A third paper by Affrica Taylor -- "Troubling childhood innocence: Reframing the debate over the media sexualisation of children" -- develops the attack on childhood innocence further, calling it an "erotic fantasy" by which adults try to protect themselves from their ambivalent "desire for children". With this concept she turns all adults into latent paedophiles and the campaign against the media sexualization of children into a mere defence mechanism.

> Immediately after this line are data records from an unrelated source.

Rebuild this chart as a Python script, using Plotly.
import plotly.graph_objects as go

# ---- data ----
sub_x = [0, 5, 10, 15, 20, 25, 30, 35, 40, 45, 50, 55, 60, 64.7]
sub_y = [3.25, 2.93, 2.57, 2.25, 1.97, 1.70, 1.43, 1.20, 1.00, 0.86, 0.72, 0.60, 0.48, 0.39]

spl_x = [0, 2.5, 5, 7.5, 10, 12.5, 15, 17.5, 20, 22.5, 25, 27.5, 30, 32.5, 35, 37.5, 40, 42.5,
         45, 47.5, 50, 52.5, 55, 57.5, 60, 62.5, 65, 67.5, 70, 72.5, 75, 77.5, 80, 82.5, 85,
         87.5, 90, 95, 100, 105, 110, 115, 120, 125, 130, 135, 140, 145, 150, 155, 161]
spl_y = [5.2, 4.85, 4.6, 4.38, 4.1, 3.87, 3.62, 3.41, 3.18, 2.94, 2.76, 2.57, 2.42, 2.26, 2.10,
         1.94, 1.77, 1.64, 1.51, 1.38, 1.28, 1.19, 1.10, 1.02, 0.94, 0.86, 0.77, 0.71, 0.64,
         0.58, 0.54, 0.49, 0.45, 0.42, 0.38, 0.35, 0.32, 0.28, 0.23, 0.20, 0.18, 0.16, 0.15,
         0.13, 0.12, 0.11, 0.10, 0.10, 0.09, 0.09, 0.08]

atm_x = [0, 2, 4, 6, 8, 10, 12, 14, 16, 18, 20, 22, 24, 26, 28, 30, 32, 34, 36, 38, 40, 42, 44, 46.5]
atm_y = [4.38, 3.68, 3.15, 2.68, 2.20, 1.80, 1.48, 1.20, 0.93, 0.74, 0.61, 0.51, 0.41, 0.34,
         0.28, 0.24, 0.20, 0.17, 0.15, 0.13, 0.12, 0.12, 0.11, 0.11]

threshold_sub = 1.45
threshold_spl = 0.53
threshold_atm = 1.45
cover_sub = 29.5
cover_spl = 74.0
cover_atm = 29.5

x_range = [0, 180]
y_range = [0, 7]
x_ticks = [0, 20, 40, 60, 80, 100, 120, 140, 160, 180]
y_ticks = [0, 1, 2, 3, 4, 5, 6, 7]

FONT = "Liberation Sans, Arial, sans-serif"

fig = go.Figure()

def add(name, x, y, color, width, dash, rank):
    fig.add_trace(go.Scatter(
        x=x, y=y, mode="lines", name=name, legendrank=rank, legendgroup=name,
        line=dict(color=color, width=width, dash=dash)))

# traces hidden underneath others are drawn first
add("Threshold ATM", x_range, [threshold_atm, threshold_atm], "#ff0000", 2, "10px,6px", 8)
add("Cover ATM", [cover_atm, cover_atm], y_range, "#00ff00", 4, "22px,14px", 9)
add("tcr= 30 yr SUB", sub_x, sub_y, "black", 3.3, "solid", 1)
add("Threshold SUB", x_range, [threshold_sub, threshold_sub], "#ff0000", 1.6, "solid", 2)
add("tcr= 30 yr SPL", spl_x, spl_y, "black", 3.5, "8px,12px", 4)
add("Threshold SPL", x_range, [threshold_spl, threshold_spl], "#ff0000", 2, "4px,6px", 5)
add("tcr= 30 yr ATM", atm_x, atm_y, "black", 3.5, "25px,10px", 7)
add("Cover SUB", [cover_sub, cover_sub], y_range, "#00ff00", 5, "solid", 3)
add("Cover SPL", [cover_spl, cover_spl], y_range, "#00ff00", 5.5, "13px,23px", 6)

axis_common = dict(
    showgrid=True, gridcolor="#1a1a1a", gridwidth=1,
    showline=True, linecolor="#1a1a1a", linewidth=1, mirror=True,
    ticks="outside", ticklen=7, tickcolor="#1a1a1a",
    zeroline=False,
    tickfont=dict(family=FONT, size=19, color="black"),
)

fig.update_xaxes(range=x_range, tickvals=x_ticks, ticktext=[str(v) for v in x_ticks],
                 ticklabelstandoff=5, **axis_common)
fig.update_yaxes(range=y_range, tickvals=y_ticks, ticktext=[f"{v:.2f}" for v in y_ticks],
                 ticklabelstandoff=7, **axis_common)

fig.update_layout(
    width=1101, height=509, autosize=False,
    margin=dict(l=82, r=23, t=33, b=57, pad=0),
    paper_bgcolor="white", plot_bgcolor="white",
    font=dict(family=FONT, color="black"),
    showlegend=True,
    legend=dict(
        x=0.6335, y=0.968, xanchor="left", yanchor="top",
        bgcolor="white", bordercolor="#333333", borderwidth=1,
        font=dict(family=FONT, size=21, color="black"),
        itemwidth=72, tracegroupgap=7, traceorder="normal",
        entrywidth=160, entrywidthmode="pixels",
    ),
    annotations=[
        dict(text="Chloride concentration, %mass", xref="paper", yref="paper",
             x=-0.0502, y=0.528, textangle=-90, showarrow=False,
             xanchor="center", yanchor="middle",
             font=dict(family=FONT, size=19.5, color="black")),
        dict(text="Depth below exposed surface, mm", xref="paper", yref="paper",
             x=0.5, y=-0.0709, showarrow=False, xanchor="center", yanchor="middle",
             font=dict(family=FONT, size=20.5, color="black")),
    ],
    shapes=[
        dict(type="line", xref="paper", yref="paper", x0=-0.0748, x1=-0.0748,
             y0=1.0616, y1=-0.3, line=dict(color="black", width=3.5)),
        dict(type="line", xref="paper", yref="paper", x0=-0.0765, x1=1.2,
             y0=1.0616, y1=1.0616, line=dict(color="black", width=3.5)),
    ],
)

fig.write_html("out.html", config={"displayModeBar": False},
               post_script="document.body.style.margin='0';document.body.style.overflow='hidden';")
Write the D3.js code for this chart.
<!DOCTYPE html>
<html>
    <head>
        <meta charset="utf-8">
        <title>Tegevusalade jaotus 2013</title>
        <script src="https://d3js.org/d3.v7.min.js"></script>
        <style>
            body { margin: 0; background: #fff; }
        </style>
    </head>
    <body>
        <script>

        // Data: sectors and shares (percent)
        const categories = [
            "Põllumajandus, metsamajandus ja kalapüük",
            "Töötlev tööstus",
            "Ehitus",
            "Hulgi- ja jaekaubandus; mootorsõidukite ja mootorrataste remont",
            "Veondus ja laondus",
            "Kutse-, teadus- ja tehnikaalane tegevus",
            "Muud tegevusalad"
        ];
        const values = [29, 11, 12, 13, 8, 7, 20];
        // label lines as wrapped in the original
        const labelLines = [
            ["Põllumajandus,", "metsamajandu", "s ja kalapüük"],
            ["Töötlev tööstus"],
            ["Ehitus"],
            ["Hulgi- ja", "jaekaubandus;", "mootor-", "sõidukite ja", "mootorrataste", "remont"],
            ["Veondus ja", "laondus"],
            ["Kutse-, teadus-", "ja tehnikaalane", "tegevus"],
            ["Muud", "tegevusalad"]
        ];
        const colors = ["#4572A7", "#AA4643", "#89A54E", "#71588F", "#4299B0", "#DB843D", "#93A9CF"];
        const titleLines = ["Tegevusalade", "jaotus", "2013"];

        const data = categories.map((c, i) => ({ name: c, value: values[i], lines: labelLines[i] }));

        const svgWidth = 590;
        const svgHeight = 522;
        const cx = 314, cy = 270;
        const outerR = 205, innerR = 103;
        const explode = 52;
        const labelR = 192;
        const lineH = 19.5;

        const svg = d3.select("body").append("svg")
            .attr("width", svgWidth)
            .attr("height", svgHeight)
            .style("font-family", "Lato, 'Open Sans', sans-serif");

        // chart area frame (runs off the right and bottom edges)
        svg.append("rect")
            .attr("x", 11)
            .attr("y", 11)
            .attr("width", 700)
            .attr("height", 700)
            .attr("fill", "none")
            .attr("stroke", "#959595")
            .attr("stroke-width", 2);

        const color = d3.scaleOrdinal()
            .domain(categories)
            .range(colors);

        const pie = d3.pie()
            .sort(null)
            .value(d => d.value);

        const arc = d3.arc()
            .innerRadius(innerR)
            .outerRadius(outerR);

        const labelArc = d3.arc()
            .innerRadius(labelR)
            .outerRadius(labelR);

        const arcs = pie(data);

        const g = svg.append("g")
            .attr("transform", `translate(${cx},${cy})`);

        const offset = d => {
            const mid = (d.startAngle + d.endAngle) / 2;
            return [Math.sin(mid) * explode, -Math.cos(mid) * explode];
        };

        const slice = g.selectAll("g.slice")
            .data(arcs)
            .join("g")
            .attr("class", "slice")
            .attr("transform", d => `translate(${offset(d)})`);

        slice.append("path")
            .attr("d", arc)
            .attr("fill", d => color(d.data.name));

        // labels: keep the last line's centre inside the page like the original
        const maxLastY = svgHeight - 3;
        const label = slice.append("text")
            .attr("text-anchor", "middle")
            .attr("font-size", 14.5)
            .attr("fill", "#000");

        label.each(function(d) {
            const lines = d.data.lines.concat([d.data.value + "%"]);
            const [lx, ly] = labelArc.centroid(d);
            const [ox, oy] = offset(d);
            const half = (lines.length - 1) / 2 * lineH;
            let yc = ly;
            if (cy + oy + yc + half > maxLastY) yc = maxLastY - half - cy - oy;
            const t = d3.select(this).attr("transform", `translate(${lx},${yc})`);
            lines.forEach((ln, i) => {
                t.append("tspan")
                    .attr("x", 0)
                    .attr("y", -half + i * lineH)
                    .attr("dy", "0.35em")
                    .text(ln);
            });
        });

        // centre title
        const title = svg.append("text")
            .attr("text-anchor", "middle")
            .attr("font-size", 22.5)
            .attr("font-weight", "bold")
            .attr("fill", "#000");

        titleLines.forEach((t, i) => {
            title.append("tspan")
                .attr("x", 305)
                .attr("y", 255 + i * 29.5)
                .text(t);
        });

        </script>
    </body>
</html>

Part of the trouble an ordinary mortal runs into with these papers is decoding their dense, post-structuralist academic jargon, but, in the following bit of Taylor's text there seems to be the makings of an argument for paedophilia -- if not an argument straight out:

"An engagement with the critical tools of performativity and projection also shifts the focus away from simplistic assumptions about children's nascent sexuality towards the web of relations within which children's and adults' desires and sexualities are inter-subjectively constituted… The recognition of such complexity and of the mutual enmeshment of adults' and children's desires and sexualities represents a significant step in constructive engagement."

And a bit later:

"The safe option is to uphold rather than trouble childhood innocence. However, if Walkerdine (2001) is correct in asserting that protectionism serves adults' interests rather than children's interests, it is not necessarily the most ethical option. It is particularly incumbent upon educators of young children to burst the bubble-wrap shield by joining in the efforts of many childhood studies and scholars to trouble innocence."

If a priest had written that stuff he would have wound up on the front page of the New York Times under a heading with "paedophile" in it. But because a handful of lesbian academics wrote it reaction seems to have been limited to some Australian media -- and not the main outlets, either.

That cannot be because it is insignificant news; as we know from the past few months, anything to do with the "troubling" of childhood sexual innocence is front-page headlines material. People hate that sort of thing.

A possible explanation is that the articles in question are concerned with homosexuality and its mainstreaming in society -- a cause which the media generally espouse and which it would "trouble" them to criticise.

So here we have a really absurd situation. On the one hand, clerics and others being jailed for treating children as sexual agents and destroying their innocence. On the other, academics training childcare teachers to believe that childhood innocence is a myth and that they must actively shape the sexual awareness of their little charges.

To be sure, the gals at the universities of Monash, Canberra and Canterbury (New Zealand) are not advocating physical intimacy with little children, but it is difficult to see how their theories would exclude it. It would be interesting to see them tested in a court of law.